Upon conducting a strength test in 1907, the jetty’s weaknesses were revealed, resulting in a ‘Skeleton Jetty’ proposed in 1909, and approved, adding a rail line for steam trains east of the jetty in 1911. Also in this year, a further 603 metres was added and intensive dredging of the harbour commenced, allowing larger ships to accompany the boom in the timber and tourism industries. It wasn’t until 1960 that the last extension of 16 metres was added, bringing it to 1,841 metres in length. In 1972, the Busselton Jetty was closed as a shipping port after serving around 5,000 ships in its 100 years.

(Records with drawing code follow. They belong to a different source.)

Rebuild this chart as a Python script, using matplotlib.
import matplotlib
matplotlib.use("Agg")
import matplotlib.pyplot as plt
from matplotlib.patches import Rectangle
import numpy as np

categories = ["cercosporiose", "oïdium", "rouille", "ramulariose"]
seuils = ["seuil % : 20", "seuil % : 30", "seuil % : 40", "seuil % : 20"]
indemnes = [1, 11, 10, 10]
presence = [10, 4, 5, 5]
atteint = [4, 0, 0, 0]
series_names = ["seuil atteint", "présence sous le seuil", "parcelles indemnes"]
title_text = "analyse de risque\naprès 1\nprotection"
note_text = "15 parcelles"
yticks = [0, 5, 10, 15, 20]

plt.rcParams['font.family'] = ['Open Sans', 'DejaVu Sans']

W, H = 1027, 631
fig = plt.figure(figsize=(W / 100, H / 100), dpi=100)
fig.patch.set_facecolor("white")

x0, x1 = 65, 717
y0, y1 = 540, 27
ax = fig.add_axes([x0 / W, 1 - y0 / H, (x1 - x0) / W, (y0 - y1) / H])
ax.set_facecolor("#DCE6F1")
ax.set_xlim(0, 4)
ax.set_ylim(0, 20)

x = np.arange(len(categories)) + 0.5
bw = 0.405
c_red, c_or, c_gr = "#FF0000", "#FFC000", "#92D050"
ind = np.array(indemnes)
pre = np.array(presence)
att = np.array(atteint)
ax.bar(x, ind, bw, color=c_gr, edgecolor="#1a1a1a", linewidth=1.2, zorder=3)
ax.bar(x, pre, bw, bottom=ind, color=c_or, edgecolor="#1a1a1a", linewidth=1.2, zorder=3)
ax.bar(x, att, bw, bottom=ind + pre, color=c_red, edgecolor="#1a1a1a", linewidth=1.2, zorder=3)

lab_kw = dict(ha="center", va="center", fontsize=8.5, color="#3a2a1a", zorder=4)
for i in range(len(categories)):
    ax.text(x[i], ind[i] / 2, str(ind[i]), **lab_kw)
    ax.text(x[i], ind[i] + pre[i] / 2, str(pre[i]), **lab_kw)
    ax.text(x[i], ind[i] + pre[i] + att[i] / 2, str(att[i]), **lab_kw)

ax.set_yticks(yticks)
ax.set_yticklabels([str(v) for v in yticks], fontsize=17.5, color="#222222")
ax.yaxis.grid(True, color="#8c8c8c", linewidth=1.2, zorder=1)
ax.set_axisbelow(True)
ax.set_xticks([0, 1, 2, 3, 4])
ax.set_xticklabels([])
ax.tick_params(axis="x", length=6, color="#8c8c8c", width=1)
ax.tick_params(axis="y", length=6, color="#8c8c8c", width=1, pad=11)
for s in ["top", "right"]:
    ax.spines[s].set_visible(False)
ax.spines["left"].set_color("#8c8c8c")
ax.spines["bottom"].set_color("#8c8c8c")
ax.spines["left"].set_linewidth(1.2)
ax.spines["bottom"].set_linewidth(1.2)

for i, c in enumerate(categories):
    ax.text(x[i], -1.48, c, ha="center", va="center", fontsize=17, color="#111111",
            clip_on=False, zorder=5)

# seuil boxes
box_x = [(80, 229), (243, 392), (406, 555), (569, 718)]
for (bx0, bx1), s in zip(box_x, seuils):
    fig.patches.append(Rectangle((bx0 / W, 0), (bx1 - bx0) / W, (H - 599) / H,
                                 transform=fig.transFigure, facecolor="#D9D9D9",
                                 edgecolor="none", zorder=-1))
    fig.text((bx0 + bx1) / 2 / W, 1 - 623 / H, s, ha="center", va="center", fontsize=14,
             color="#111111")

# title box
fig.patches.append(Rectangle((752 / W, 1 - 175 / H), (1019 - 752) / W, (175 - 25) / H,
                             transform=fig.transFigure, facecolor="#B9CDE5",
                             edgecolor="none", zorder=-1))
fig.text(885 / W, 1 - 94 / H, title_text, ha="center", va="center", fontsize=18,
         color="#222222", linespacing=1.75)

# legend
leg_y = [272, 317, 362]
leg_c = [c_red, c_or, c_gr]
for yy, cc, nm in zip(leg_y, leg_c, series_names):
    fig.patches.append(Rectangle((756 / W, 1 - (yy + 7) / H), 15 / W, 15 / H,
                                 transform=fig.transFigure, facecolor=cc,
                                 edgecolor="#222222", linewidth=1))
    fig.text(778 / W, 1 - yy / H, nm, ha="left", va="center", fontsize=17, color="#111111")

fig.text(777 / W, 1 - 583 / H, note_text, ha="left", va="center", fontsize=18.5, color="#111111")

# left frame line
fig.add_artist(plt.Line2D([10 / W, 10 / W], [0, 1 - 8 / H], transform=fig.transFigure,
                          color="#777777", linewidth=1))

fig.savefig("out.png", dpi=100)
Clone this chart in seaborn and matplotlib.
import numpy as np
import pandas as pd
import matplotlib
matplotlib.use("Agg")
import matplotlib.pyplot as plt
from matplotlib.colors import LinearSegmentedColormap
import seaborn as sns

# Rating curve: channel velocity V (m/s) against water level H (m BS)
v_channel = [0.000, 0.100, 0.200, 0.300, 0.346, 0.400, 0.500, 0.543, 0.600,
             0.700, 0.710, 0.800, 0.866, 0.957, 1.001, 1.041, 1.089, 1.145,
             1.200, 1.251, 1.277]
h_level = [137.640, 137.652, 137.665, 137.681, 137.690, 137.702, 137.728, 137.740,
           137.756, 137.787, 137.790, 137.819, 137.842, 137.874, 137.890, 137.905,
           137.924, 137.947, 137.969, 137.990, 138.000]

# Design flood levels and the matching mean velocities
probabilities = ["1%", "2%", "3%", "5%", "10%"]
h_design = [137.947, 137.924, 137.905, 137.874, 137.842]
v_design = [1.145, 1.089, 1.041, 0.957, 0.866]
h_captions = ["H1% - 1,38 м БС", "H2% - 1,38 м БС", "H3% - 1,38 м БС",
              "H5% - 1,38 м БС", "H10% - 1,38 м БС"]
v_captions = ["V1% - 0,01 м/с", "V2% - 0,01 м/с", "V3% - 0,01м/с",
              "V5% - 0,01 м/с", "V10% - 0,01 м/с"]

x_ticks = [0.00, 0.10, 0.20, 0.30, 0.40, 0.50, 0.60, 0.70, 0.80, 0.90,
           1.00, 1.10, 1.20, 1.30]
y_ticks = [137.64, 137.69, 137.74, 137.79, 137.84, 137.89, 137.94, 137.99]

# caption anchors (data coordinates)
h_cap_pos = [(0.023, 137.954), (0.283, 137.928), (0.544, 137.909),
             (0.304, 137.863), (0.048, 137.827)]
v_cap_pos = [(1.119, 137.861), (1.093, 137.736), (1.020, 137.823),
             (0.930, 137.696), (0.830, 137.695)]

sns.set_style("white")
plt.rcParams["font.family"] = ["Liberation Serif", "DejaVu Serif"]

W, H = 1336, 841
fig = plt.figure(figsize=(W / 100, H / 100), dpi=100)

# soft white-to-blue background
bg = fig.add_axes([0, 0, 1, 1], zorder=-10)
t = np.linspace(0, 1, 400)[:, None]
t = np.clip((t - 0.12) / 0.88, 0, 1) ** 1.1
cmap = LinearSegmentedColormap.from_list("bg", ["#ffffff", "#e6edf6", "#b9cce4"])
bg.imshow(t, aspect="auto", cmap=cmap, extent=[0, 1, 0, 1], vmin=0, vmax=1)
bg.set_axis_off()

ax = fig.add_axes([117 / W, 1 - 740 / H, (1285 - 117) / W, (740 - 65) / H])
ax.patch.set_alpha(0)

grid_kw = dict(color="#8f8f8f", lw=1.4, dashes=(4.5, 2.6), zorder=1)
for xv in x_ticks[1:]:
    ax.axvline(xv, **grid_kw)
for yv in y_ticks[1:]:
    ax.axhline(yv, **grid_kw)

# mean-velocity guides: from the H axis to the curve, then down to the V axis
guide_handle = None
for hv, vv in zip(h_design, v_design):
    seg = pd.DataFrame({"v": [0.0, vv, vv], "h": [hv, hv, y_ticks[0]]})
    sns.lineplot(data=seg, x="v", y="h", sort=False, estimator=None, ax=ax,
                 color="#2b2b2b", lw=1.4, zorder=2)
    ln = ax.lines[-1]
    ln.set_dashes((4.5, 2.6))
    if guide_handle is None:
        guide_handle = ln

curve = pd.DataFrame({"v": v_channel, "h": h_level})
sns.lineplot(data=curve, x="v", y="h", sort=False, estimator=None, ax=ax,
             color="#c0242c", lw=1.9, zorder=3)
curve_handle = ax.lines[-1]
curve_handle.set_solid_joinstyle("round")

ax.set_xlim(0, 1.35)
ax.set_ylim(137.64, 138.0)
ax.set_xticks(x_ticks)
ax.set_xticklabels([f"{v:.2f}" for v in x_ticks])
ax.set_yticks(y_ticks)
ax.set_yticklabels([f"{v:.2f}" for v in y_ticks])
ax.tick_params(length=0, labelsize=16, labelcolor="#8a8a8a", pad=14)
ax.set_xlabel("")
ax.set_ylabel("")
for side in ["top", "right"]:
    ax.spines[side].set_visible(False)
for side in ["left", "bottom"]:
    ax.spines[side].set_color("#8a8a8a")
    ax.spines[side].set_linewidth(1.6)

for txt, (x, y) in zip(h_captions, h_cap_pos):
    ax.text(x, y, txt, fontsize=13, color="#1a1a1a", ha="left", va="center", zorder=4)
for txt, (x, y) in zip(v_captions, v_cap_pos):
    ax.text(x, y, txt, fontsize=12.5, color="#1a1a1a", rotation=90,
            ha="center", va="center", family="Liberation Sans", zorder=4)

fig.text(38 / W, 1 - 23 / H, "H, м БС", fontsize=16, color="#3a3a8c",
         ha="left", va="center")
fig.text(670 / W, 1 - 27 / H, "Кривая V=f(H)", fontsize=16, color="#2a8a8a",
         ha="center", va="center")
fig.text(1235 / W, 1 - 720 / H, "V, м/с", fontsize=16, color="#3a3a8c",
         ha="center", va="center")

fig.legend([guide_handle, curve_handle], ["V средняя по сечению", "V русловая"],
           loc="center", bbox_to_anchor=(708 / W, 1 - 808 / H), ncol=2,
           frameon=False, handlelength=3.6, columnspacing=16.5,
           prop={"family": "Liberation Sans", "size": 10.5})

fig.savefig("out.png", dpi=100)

Busselton Jetty | All Images Courtesy of Tourism Western Australia

Busselton Jetty | All Images Courtesy of Tourism Western Australia

With the government’s proposal to demolish the jetty, the community stood up against the decision and formed the ‘Save Our Jetty’ group. However, shortly after this, Cyclone Alby destroyed much of the jetty’s oldest section beyond repair in 1978. Almost ten years after this incident, ’90 [percent] of people surveyed by the Shire of Busselton considered restoration and protection of the jetty was the most important project for the Shire,’ resulting in $500,000 being allocated to rebuild it. With the formation of the Busselton Jetty Environment and Conservation Association, further funds were raised, and the first major reconstruction occurred in 1990. In 1999, a large fire destroyed the jetty, isolating the last 150 metres of it. Despite this, the Underwater Observatory, 13 metres deep, was constructed and opened in 2003 encouraging visitors to discover over 300 marine species living around the jetty.

Come 2008, Premier Colin Barnett recognised the importance of the jetty, supplying a grant to restore it to ‘as new’ condition, and by 2010, the refurbishment began. The following year, the jetty was reopened to the public with many returning to continue fishing, swimming, walking, snorkelling, and diving as they have done so for many years.